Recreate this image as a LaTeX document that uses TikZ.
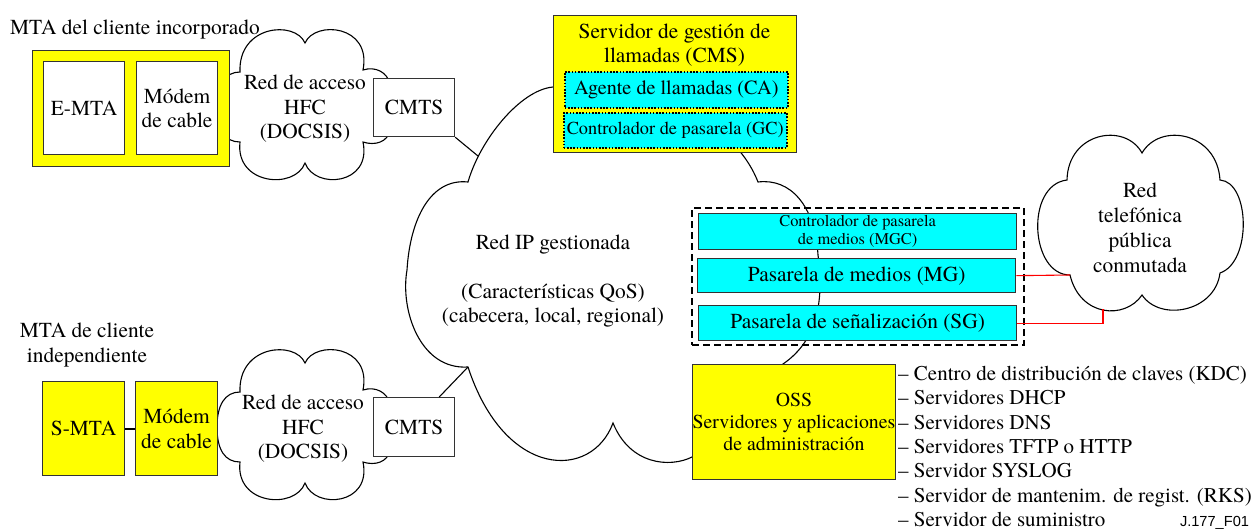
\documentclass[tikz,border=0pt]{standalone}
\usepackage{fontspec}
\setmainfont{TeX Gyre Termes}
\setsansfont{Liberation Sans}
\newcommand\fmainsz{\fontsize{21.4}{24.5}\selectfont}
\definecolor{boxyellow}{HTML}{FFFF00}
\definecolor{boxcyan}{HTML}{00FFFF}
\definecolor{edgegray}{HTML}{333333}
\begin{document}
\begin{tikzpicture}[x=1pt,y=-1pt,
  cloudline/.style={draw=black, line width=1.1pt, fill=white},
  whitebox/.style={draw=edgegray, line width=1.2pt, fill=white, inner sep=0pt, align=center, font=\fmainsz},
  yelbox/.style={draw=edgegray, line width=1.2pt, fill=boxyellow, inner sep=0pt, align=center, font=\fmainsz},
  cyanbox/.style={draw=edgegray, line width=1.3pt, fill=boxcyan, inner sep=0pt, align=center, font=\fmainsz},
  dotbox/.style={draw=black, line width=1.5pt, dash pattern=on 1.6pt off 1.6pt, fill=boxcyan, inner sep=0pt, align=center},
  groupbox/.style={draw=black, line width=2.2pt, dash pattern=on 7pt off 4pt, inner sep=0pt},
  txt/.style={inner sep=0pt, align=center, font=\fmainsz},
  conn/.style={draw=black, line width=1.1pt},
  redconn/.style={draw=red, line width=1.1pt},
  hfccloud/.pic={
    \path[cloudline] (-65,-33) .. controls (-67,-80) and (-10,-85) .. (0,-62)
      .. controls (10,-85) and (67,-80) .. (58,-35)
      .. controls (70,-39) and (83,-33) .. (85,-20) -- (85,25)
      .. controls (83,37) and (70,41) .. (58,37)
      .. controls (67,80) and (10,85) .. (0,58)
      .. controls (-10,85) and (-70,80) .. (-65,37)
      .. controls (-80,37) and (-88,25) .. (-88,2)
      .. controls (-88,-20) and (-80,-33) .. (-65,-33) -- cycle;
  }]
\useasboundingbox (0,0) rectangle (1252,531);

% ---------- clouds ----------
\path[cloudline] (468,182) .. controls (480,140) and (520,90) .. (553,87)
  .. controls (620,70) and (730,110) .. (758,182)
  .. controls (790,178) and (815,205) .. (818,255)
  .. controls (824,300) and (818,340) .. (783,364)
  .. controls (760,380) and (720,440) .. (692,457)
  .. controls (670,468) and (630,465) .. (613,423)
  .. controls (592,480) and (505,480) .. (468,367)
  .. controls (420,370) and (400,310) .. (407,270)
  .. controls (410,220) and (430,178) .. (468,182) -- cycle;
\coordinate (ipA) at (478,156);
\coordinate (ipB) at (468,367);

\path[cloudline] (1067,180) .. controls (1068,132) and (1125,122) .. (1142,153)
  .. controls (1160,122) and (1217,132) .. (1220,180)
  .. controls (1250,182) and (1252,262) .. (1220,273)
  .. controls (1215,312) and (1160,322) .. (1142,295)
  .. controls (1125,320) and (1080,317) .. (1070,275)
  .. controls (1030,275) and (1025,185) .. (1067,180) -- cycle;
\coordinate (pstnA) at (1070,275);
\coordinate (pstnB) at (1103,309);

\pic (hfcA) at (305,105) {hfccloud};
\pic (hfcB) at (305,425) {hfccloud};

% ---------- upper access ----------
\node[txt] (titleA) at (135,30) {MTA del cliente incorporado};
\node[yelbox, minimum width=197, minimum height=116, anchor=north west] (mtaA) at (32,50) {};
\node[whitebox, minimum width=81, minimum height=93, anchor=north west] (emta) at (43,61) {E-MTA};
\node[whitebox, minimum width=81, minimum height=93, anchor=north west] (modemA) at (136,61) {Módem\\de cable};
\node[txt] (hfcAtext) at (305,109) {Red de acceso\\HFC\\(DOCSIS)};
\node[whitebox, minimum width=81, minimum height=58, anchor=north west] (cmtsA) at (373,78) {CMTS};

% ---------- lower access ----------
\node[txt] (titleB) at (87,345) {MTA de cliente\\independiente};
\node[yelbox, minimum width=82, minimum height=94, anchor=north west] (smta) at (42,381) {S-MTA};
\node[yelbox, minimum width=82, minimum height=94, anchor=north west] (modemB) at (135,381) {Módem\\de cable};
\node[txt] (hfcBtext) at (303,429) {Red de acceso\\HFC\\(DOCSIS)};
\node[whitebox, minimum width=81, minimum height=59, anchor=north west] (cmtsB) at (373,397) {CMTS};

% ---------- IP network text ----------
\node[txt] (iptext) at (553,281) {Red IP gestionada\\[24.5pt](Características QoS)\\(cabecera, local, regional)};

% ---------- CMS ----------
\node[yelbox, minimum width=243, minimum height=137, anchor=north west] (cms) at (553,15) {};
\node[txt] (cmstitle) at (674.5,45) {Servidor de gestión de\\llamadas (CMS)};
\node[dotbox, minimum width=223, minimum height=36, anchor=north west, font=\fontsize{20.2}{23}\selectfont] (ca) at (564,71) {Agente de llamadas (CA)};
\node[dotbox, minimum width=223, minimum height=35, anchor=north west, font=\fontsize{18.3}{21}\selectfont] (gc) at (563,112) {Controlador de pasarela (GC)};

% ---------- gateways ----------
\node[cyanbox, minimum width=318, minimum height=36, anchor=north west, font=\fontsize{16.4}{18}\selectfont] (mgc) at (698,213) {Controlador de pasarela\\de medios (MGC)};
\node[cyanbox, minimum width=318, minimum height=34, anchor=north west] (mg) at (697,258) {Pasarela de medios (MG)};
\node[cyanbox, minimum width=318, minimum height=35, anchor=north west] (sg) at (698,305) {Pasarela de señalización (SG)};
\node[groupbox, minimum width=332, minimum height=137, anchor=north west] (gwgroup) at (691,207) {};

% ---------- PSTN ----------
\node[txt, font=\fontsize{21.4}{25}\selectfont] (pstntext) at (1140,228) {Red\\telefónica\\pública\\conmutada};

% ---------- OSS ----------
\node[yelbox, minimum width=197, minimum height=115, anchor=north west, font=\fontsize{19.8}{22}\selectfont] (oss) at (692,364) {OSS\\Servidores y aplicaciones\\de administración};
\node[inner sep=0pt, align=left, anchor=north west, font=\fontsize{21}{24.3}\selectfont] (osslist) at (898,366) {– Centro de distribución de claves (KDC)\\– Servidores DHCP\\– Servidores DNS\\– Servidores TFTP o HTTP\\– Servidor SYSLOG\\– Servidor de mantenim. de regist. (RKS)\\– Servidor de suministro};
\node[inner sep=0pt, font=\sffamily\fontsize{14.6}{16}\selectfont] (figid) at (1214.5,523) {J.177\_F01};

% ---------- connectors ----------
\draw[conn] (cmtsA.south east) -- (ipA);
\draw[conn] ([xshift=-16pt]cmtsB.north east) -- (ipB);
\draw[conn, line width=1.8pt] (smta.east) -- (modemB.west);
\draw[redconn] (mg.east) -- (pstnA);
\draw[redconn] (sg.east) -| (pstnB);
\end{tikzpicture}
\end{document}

|---|

* **What you need to do**: Repeat the listing in full and exactly. Leave any pictures out.

* **Expected output**:
Recreate this image as a LaTeX document that uses TikZ.
\documentclass[tikz,border=0pt]{standalone}
\usepackage{fontspec}
\setmainfont{TeX Gyre Termes}
\setsansfont{Liberation Sans}
\newcommand\fmainsz{\fontsize{21.4}{24.5}\selectfont}
\definecolor{boxyellow}{HTML}{FFFF00}
\definecolor{boxcyan}{HTML}{00FFFF}
\definecolor{edgegray}{HTML}{333333}
\begin{document}
\begin{tikzpicture}[x=1pt,y=-1pt,
  cloudline/.style={draw=black, line width=1.1pt, fill=white},
  whitebox/.style={draw=edgegray, line width=1.2pt, fill=white, inner sep=0pt, align=center, font=\fmainsz},
  yelbox/.style={draw=edgegray, line width=1.2pt, fill=boxyellow, inner sep=0pt, align=center, font=\fmainsz},
  cyanbox/.style={draw=edgegray, line width=1.3pt, fill=boxcyan, inner sep=0pt, align=center, font=\fmainsz},
  dotbox/.style={draw=black, line width=1.5pt, dash pattern=on 1.6pt off 1.6pt, fill=boxcyan, inner sep=0pt, align=center},
  groupbox/.style={draw=black, line width=2.2pt, dash pattern=on 7pt off 4pt, inner sep=0pt},
  txt/.style={inner sep=0pt, align=center, font=\fmainsz},
  conn/.style={draw=black, line width=1.1pt},
  redconn/.style={draw=red, line width=1.1pt},
  hfccloud/.pic={
    \path[cloudline] (-65,-33) .. controls (-67,-80) and (-10,-85) .. (0,-62)
      .. controls (10,-85) and (67,-80) .. (58,-35)
      .. controls (70,-39) and (83,-33) .. (85,-20) -- (85,25)
      .. controls (83,37) and (70,41) .. (58,37)
      .. controls (67,80) and (10,85) .. (0,58)
      .. controls (-10,85) and (-70,80) .. (-65,37)
      .. controls (-80,37) and (-88,25) .. (-88,2)
      .. controls (-88,-20) and (-80,-33) .. (-65,-33) -- cycle;
  }]
\useasboundingbox (0,0) rectangle (1252,531);

% ---------- clouds ----------
\path[cloudline] (468,182) .. controls (480,140) and (520,90) .. (553,87)
  .. controls (620,70) and (730,110) .. (758,182)
  .. controls (790,178) and (815,205) .. (818,255)
  .. controls (824,300) and (818,340) .. (783,364)
  .. controls (760,380) and (720,440) .. (692,457)
  .. controls (670,468) and (630,465) .. (613,423)
  .. controls (592,480) and (505,480) .. (468,367)
  .. controls (420,370) and (400,310) .. (407,270)
  .. controls (410,220) and (430,178) .. (468,182) -- cycle;
\coordinate (ipA) at (478,156);
\coordinate (ipB) at (468,367);

\path[cloudline] (1067,180) .. controls (1068,132) and (1125,122) .. (1142,153)
  .. controls (1160,122) and (1217,132) .. (1220,180)
  .. controls (1250,182) and (1252,262) .. (1220,273)
  .. controls (1215,312) and (1160,322) .. (1142,295)
  .. controls (1125,320) and (1080,317) .. (1070,275)
  .. controls (1030,275) and (1025,185) .. (1067,180) -- cycle;
\coordinate (pstnA) at (1070,275);
\coordinate (pstnB) at (1103,309);

\pic (hfcA) at (305,105) {hfccloud};
\pic (hfcB) at (305,425) {hfccloud};

% ---------- upper access ----------
\node[txt] (titleA) at (135,30) {MTA del cliente incorporado};
\node[yelbox, minimum width=197, minimum height=116, anchor=north west] (mtaA) at (32,50) {};
\node[whitebox, minimum width=81, minimum height=93, anchor=north west] (emta) at (43,61) {E-MTA};
\node[whitebox, minimum width=81, minimum height=93, anchor=north west] (modemA) at (136,61) {Módem\\de cable};
\node[txt] (hfcAtext) at (305,109) {Red de acceso\\HFC\\(DOCSIS)};
\node[whitebox, minimum width=81, minimum height=58, anchor=north west] (cmtsA) at (373,78) {CMTS};

% ---------- lower access ----------
\node[txt] (titleB) at (87,345) {MTA de cliente\\independiente};
\node[yelbox, minimum width=82, minimum height=94, anchor=north west] (smta) at (42,381) {S-MTA};
\node[yelbox, minimum width=82, minimum height=94, anchor=north west] (modemB) at (135,381) {Módem\\de cable};
\node[txt] (hfcBtext) at (303,429) {Red de acceso\\HFC\\(DOCSIS)};
\node[whitebox, minimum width=81, minimum height=59, anchor=north west] (cmtsB) at (373,397) {CMTS};

% ---------- IP network text ----------
\node[txt] (iptext) at (553,281) {Red IP gestionada\\[24.5pt](Características QoS)\\(cabecera, local, regional)};

% ---------- CMS ----------
\node[yelbox, minimum width=243, minimum height=137, anchor=north west] (cms) at (553,15) {};
\node[txt] (cmstitle) at (674.5,45) {Servidor de gestión de\\llamadas (CMS)};
\node[dotbox, minimum width=223, minimum height=36, anchor=north west, font=\fontsize{20.2}{23}\selectfont] (ca) at (564,71) {Agente de llamadas (CA)};
\node[dotbox, minimum width=223, minimum height=35, anchor=north west, font=\fontsize{18.3}{21}\selectfont] (gc) at (563,112) {Controlador de pasarela (GC)};

% ---------- gateways ----------
\node[cyanbox, minimum width=318, minimum height=36, anchor=north west, font=\fontsize{16.4}{18}\selectfont] (mgc) at (698,213) {Controlador de pasarela\\de medios (MGC)};
\node[cyanbox, minimum width=318, minimum height=34, anchor=north west] (mg) at (697,258) {Pasarela de medios (MG)};
\node[cyanbox, minimum width=318, minimum height=35, anchor=north west] (sg) at (698,305) {Pasarela de señalización (SG)};
\node[groupbox, minimum width=332, minimum height=137, anchor=north west] (gwgroup) at (691,207) {};

% ---------- PSTN ----------
\node[txt, font=\fontsize{21.4}{25}\selectfont] (pstntext) at (1140,228) {Red\\telefónica\\pública\\conmutada};

% ---------- OSS ----------
\node[yelbox, minimum width=197, minimum height=115, anchor=north west, font=\fontsize{19.8}{22}\selectfont] (oss) at (692,364) {OSS\\Servidores y aplicaciones\\de administración};
\node[inner sep=0pt, align=left, anchor=north west, font=\fontsize{21}{24.3}\selectfont] (osslist) at (898,366) {– Centro de distribución de claves (KDC)\\– Servidores DHCP\\– Servidores DNS\\– Servidores TFTP o HTTP\\– Servidor SYSLOG\\– Servidor de mantenim. de regist. (RKS)\\– Servidor de suministro};
\node[inner sep=0pt, font=\sffamily\fontsize{14.6}{16}\selectfont] (figid) at (1214.5,523) {J.177\_F01};

% ---------- connectors ----------
\draw[conn] (cmtsA.south east) -- (ipA);
\draw[conn] ([xshift=-16pt]cmtsB.north east) -- (ipB);
\draw[conn, line width=1.8pt] (smta.east) -- (modemB.west);
\draw[redconn] (mg.east) -- (pstnA);
\draw[redconn] (sg.east) -| (pstnB);
\end{tikzpicture}
\end{document}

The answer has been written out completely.